Erlinda Tabla from Eurosport pointed out the need to take down illegal streams in less than 30 min after detection. Otherwise, criminals would be able to set up a new illegal online stream of the very same event to follow up, which would make efforts in vain, according to her.
Seong Sin Han from UEFA joined her demand stating that “live sports need a live remedy”. He went on to clarify that piracy is a mass problem driven by criminal activity organised in business-like structures, and not at all by fans or media sharing event related content. During the European Championship 2016 around 160.000 illegal streams were detected by UEFA, which is why sport federations need to invest substantial resources to fight piracy.
Mark Lichtenhein from the Sports Rights Owners Coalition made clear that there is no ambiguity or legal uncertainty about telling a legal stream from an illegal one as this can be identified in a failproof way via watermarks and fingerprints. Hence, he called for a real time take down tool that needs to be implemented on the side of the service provider platforms. Andrew Moger from News Media Coalition also agreed that piracy is an evil that needs to be addressed, but stressed that any action should not impact the work of the media.
Krisztina Stump from the European Commission welcomed the upcoming report of the European Parliament. Moreover, she hinted that parts of the currently negotiated Digital Services Act may be relevant for sport rights owners as well. Apart from technicalities she also highlighted the social value of sports: “The game can unify Europe like neither politics nor any other things can do.”

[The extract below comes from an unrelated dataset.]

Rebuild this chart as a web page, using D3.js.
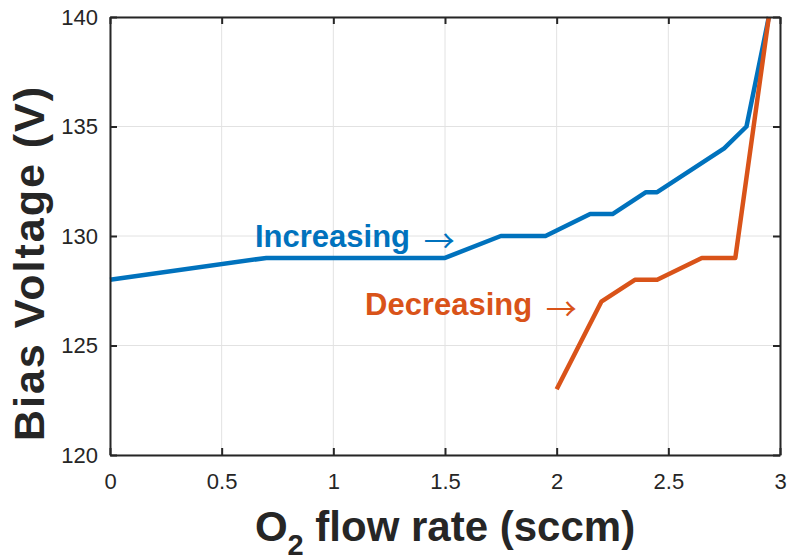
<!DOCTYPE html>
<html>
<head>
<meta charset="utf-8">
<script src="https://cdn.jsdelivr.net/npm/d3@7/dist/d3.min.js"></script>
<style>
  body { margin: 0; background: #fff; }
  svg { display: block; }
</style>
</head>
<body>
<svg id="chart" width="787" height="560"></svg>
<script>
// ---- data ----
const incFlow = [0, 0.7, 1.5, 1.75, 1.95, 2.15, 2.25, 2.4, 2.45, 2.75, 2.85, 2.95];
const incBias = [128, 129, 129, 130, 130, 131, 131, 132, 132, 134, 135, 140];
const decFlow = [2.0, 2.2, 2.35, 2.45, 2.65, 2.8, 2.95];
const decBias = [123, 127, 128, 128, 129, 129, 140];
const xTicks = [0, 0.5, 1, 1.5, 2, 2.5, 3];
const xTickLabels = ["0", "0.5", "1", "1.5", "2", "2.5", "3"];
const yTicks = [120, 125, 130, 135, 140];
const yTickLabels = ["120", "125", "130", "135", "140"];
const seriesNames = ["Increasing", "Decreasing"];
const seriesColors = ["#0072BD", "#D95319"];

// ---- layout ----
const svg = d3.select("#chart");
const L = 110, R = 780, T = 17, B = 455;
const x = d3.scaleLinear().domain([0, 3]).range([L, R]);
const y = d3.scaleLinear().domain([120, 140]).range([B, T]);
const axisColor = "#262626";
const font = "'Liberation Sans', Arial, Helvetica, sans-serif";

// grid
const grid = svg.append("g");
grid.selectAll("line.vx").data(xTicks).enter().append("line")
  .attr("x1", d => x(d)).attr("x2", d => x(d)).attr("y1", T).attr("y2", B)
  .attr("stroke", "#e2e2e2").attr("stroke-width", 1);
grid.selectAll("line.hy").data(yTicks).enter().append("line")
  .attr("y1", d => y(d)).attr("y2", d => y(d)).attr("x1", L).attr("x2", R)
  .attr("stroke", "#e2e2e2").attr("stroke-width", 1);

// lines
const incData = incFlow.map((f, i) => [f, incBias[i]]);
const decData = decFlow.map((f, i) => [f, decBias[i]]);
const line = d3.line().x(d => x(d[0])).y(d => y(d[1]));
svg.append("path").datum(incData).attr("d", line)
  .attr("fill", "none").attr("stroke", seriesColors[0]).attr("stroke-width", 4.5)
  .attr("stroke-linejoin", "round");
svg.append("path").datum(decData).attr("d", line)
  .attr("fill", "none").attr("stroke", seriesColors[1]).attr("stroke-width", 4.5)
  .attr("stroke-linejoin", "round");

// axes (MATLAB-style box with inward ticks)
const tickLen = 7;
const xAxisB = d3.axisBottom(x).tickValues(xTicks).tickSizeInner(-tickLen).tickSizeOuter(0)
  .tickFormat((d, i) => xTickLabels[i]).tickPadding(18);
const xAxisT = d3.axisTop(x).tickValues(xTicks).tickSizeInner(-tickLen).tickSizeOuter(0).tickFormat("");
const yAxisL = d3.axisLeft(y).tickValues(yTicks).tickSizeInner(-tickLen).tickSizeOuter(0)
  .tickFormat((d, i) => yTickLabels[i]).tickPadding(12);
const yAxisR = d3.axisRight(y).tickValues(yTicks).tickSizeInner(-tickLen).tickSizeOuter(0).tickFormat("");

function style(g) {
  g.select(".domain").attr("stroke", axisColor).attr("stroke-width", 2);
  g.selectAll(".tick line").attr("stroke", axisColor).attr("stroke-width", 2);
  g.selectAll(".tick text").attr("fill", axisColor).style("font-family", font).style("font-size", "22px");
}
svg.append("g").attr("transform", `translate(0,${B})`).call(xAxisB).call(style);
svg.append("g").attr("transform", `translate(0,${T})`).call(xAxisT).call(style);
svg.append("g").attr("transform", `translate(${L},0)`).call(yAxisL).call(style);
svg.append("g").attr("transform", `translate(${R},0)`).call(yAxisR).call(style);

// annotations
function label(name, color, xPos, yPos) {
  const t = svg.append("text").attr("x", xPos).attr("y", yPos)
    .attr("fill", color).style("font-family", font).style("font-size", "31px");
  t.append("tspan").style("font-weight", "bold").text(name + " ");
  t.append("tspan").style("font-weight", "normal")
    .style("font-family", "'Noto Sans CJK SC', 'DejaVu Sans', sans-serif")
    .style("font-size", "31px").attr("dx", 5).attr("dy", 5).text("\u2192");
}
label(seriesNames[0], seriesColors[0], 255, 247);
label(seriesNames[1], seriesColors[1], 365, 315);

// axis titles
const xt = svg.append("text").attr("x", (L + R) / 2).attr("y", 541)
  .attr("text-anchor", "middle").attr("fill", axisColor)
  .style("font-family", font).style("font-size", "42px").style("font-weight", "bold");
xt.append("tspan").text("O");
xt.append("tspan").attr("dy", 14).style("font-size", "29px").text("2");
xt.append("tspan").attr("dy", -14).text(" flow rate (sccm)");

svg.append("text").attr("transform", `translate(44,263) rotate(-90)`)
  .attr("text-anchor", "middle").attr("fill", axisColor)
  .style("font-family", font).style("font-size", "43px").style("font-weight", "bold")
  .style("letter-spacing", "2px")
  .text("Bias Voltage (V)");
</script>
</body>
</html>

Finally, MEP Hannes Heide (S&D) concluded the interesting discussions. Summing up the problems of cybercrime, the value of the live factor, the risks for consumers and the growth of the black market, it became obvious for him, that there is a clear need for action.
Prior to the online discussion, both Committees of the European Parliament involved in the report have already held their first exchanges of views: CULT on 22 September, and JURI on 1 October. While the draft opinion from CULT is already published and MEPs are able to table amendments until 30 October, the JURI Committee’s report is supposed to be published within the next weeks.
EOC EU Office is closely following the discussions and working together with the SROC on the topic.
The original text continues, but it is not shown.